Por la mañana, muy temprano, pidió a Marcel que le dejara junto al Quai des Grands-Augustins. Quería disfrutar con la cercanía del Sena y con su paso por la Île, admirar los osados arbotantes de la Chapelle y percibir la calma que se respiraba a ciertas horas por aquel hermoso enclave de la ciudad. Acodado en el pretil, junto a la orilla del río, sintió repentinamente un escalofrío que recorrió todo su cuerpo. A punto estuvo de llamar a un taxi y regresar a casa. Le preocupaba su salud en los últimos días; se encontraba más debilitado y, precisamente, al levantarse, había detectado algo de calentura en su frente, lo que aumentó su inquietud. De vez en cuando, para reanimarse y fortalecerse, le resultaba imprescindible permanecer postrado en el dormitorio un día completo. El descanso alejaba muchos de sus males.

Al cabo de un rato, había relegado el malestar después de abrigarse con el chaquetón de lana y ser atrapado por el extraordinario ambiente que le rodeaba por el barrio.

Después del mediodía, Marcel le subió sus preciadas baguettes y un medicamento para atemperar los síntomas del catarro, pues tal era su dolencia en opinión de Inés; ella acostumbraba a resolver con delicadeza y conocimientos sus pequeñas afecciones.

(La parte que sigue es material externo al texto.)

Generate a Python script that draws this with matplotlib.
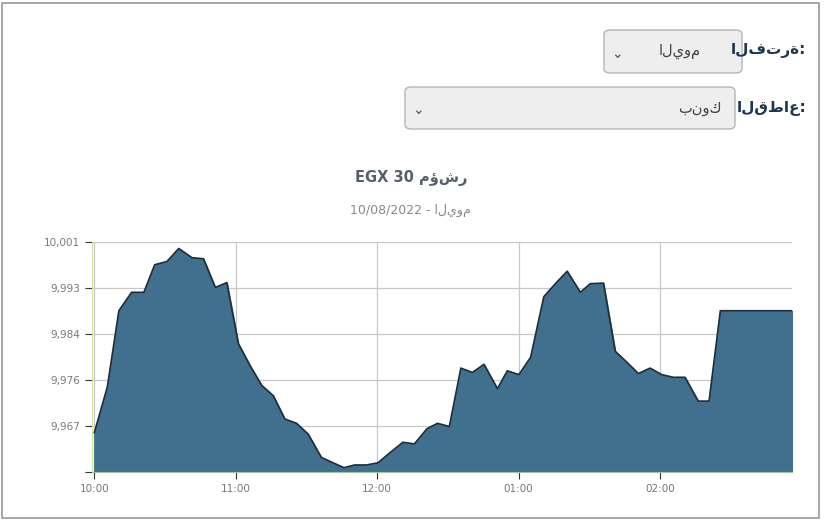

Si las fechas no se le hubieran echado encima, aquel sábado 15 de mayo se habría marchado a pasar el fin de semana con su hija Maya. Le encantaban los niños siempre que fuera posible limitar a su voluntad el tiempo que debían estar a su lado, algo que rechazaban ellos y mucho más las madres, empeñadas en que no se alejasen de él en cuanto había alguna oportunidad para estar juntos. Compaginar los gustos y las necesidades de unos y otros era tremendamente complicado estando las mujeres por medio. Pero, a pesar de las limitaciones y los enfrentamientos que pudieran darse, el mundo infantil, su creatividad, le hacía feliz, y ansiaba integrarse y participar en ese ámbito tan sugerente para él como artista y padre. Se consideraba un excelente compañero de juegos y disfrutaba disfrazándose al igual que los pequeños, aunque no siempre tenía el ánimo para volcarse en ese tipo de situaciones.

Aquel sábado avanzó poco en el trabajo; incluso a media tarde bajó hasta el estudio para recostarse en un sillón y hojear varias revistas, dejando los pinceles a un lado. Dedicó algún tiempo a reflexionar sobre la médula de la composición. El brazo con el puño sujetando unas flores, enmarcado después por un amplio sol, había adquirido mayor peso y presencia que en la versión inicial. La solución de las flores y el astro no funcionaba y debía resolverlo cuanto antes. Sabartés estaba en lo cierto, tenía que darle la razón. Alberto Sánchez también le había avisado sobre el riesgo de incluir aquel símbolo que él había considerado como una llamada de esperanza y signo de la robustez con la que renacer después de la tragedia.

Dibujos iniciales.

Al subir al granero, casi al finalizar el día, realizó algunos retoques y pequeños cambios, especialmente para dotar de mayor dimensión la figura de la matrona que huía, ampliando sus extremidades, y trazar con su movimiento una diagonal que nacía del ángulo inferior derecho y evolucionaba hasta el centro del cuadro. Finalmente, el ave muerta que se hallaba junto a la mujer tendida en el suelo fue transformada en una mano con los dedos extendidos.

Consciente de que de un momento a otro llegaría Sabartés acompañado de Heini para ir a cenar juntos, comenzó a limpiar los pinceles. Los cuidaba especialmente, más que el resto de sus útiles de trabajo. Los tubos de pintura o los botes de disolvente a menudo quedaban esparcidos por los suelos sin recoger y, muchas veces, sin tapar. Marcel se encargaba después de que no se estropeara el material.

Todavía quedaban restos de pintura en sus manos cuando entraron los dos hombres, y no había bajado al estudio para adecentarse un poco.